What needs to be done »
Return precisely the span of lines from the top of the material below to the line containing "width=11.28cm, minimum height=3.8cm]", both included. Pictures are excluded.

>> begin

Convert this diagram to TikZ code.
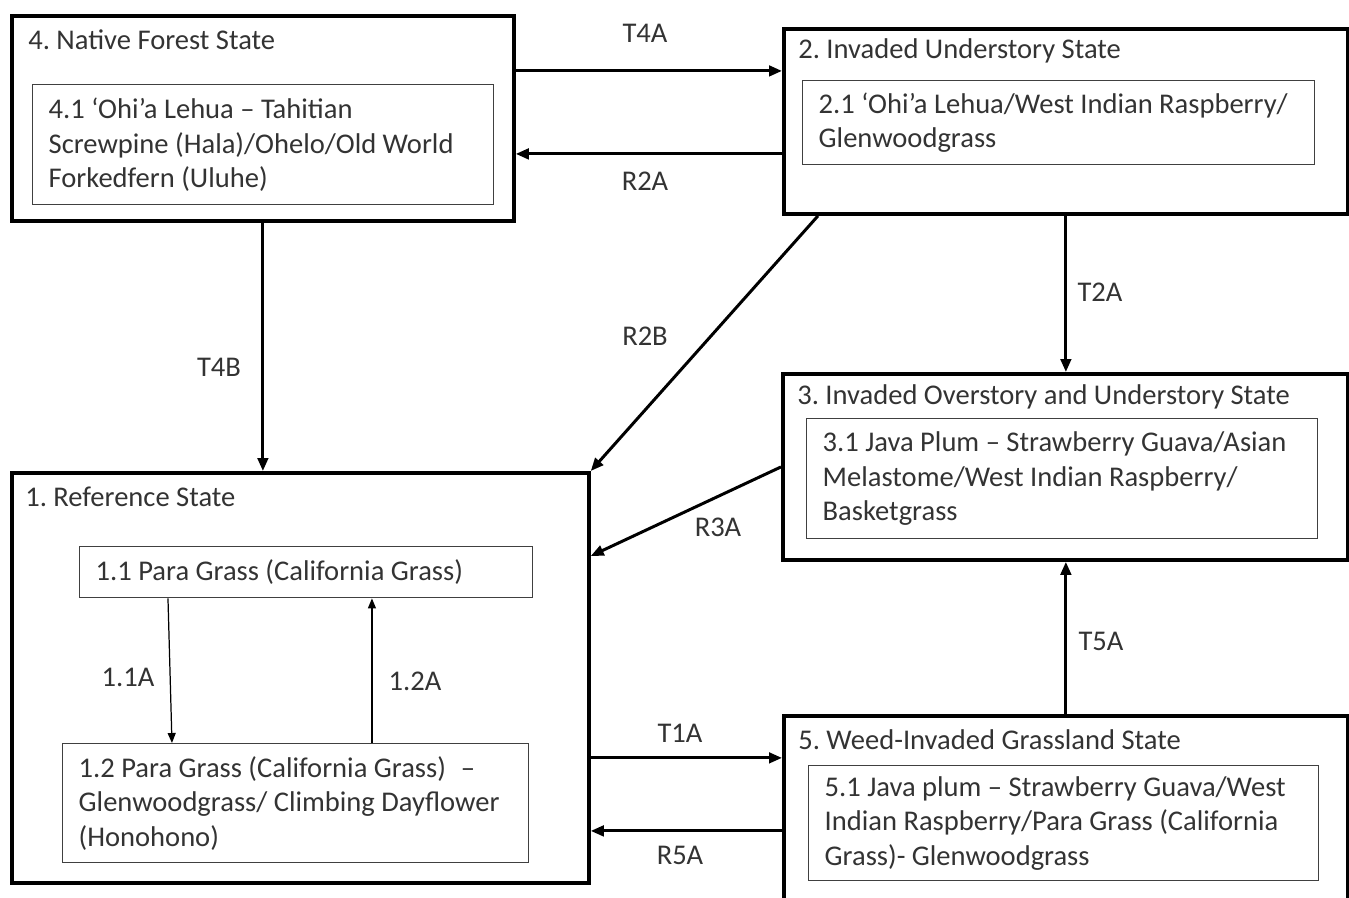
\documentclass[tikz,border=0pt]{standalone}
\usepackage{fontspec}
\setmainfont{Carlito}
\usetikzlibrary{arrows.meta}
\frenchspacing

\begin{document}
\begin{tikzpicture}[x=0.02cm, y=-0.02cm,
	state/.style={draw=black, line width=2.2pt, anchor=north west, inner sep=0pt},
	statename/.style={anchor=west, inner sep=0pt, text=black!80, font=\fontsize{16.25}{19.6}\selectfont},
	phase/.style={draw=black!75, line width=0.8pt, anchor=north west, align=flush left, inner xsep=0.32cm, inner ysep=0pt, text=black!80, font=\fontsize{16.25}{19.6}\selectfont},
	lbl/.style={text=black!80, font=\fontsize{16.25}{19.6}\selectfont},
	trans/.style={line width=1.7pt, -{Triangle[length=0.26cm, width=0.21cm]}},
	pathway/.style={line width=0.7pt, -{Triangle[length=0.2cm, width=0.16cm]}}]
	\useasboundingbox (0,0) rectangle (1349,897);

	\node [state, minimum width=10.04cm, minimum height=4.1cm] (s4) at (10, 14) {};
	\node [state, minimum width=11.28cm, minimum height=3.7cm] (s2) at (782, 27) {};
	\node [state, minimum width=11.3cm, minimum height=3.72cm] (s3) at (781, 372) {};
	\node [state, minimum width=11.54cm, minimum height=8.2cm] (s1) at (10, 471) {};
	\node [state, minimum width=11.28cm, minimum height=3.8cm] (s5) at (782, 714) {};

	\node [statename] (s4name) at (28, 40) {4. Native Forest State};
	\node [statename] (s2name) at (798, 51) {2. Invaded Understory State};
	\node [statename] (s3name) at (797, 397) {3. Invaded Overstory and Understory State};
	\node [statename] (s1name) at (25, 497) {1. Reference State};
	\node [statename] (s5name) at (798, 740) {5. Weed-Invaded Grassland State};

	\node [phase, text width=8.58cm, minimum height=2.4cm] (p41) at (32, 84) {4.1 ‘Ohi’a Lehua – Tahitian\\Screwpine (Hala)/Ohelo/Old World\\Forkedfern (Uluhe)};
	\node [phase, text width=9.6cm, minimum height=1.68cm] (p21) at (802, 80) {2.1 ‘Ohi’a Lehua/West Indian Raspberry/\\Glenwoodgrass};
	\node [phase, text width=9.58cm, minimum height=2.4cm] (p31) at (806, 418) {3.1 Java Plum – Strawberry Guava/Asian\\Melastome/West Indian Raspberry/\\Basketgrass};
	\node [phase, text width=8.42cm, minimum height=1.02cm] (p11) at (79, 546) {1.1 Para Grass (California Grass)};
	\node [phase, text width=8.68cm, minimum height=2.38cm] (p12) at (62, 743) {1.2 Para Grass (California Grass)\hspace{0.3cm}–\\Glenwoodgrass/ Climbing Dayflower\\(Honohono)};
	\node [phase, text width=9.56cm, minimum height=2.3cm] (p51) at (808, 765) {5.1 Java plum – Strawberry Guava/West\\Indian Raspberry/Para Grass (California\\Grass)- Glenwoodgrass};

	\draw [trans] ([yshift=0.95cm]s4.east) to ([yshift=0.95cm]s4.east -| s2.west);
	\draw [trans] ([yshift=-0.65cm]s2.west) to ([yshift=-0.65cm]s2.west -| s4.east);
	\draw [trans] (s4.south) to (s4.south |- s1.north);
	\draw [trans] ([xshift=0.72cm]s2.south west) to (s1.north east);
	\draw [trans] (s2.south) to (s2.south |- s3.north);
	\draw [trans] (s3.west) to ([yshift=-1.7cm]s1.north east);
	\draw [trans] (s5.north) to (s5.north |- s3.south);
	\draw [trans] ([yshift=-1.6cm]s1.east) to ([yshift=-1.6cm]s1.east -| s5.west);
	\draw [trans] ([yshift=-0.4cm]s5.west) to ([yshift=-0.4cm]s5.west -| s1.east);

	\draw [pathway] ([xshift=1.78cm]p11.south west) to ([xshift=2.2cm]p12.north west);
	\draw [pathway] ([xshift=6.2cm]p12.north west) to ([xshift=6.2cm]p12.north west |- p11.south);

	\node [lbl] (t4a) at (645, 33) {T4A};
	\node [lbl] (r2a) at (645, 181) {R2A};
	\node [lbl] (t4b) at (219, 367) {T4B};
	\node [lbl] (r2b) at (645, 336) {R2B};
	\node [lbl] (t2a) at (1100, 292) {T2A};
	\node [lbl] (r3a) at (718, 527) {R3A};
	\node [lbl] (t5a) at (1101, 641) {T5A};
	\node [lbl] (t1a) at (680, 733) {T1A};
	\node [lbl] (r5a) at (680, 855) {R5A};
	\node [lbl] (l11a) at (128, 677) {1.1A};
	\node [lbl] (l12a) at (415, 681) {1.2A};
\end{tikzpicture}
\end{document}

>> end

Final result »
Convert this diagram to TikZ code.
\documentclass[tikz,border=0pt]{standalone}
\usepackage{fontspec}
\setmainfont{Carlito}
\usetikzlibrary{arrows.meta}
\frenchspacing

\begin{document}
\begin{tikzpicture}[x=0.02cm, y=-0.02cm,
	state/.style={draw=black, line width=2.2pt, anchor=north west, inner sep=0pt},
	statename/.style={anchor=west, inner sep=0pt, text=black!80, font=\fontsize{16.25}{19.6}\selectfont},
	phase/.style={draw=black!75, line width=0.8pt, anchor=north west, align=flush left, inner xsep=0.32cm, inner ysep=0pt, text=black!80, font=\fontsize{16.25}{19.6}\selectfont},
	lbl/.style={text=black!80, font=\fontsize{16.25}{19.6}\selectfont},
	trans/.style={line width=1.7pt, -{Triangle[length=0.26cm, width=0.21cm]}},
	pathway/.style={line width=0.7pt, -{Triangle[length=0.2cm, width=0.16cm]}}]
	\useasboundingbox (0,0) rectangle (1349,897);

	\node [state, minimum width=10.04cm, minimum height=4.1cm] (s4) at (10, 14) {};
	\node [state, minimum width=11.28cm, minimum height=3.7cm] (s2) at (782, 27) {};
	\node [state, minimum width=11.3cm, minimum height=3.72cm] (s3) at (781, 372) {};
	\node [state, minimum width=11.54cm, minimum height=8.2cm] (s1) at (10, 471) {};
	\node [state, minimum width=11.28cm, minimum height=3.8cm] (s5) at (782, 714) {};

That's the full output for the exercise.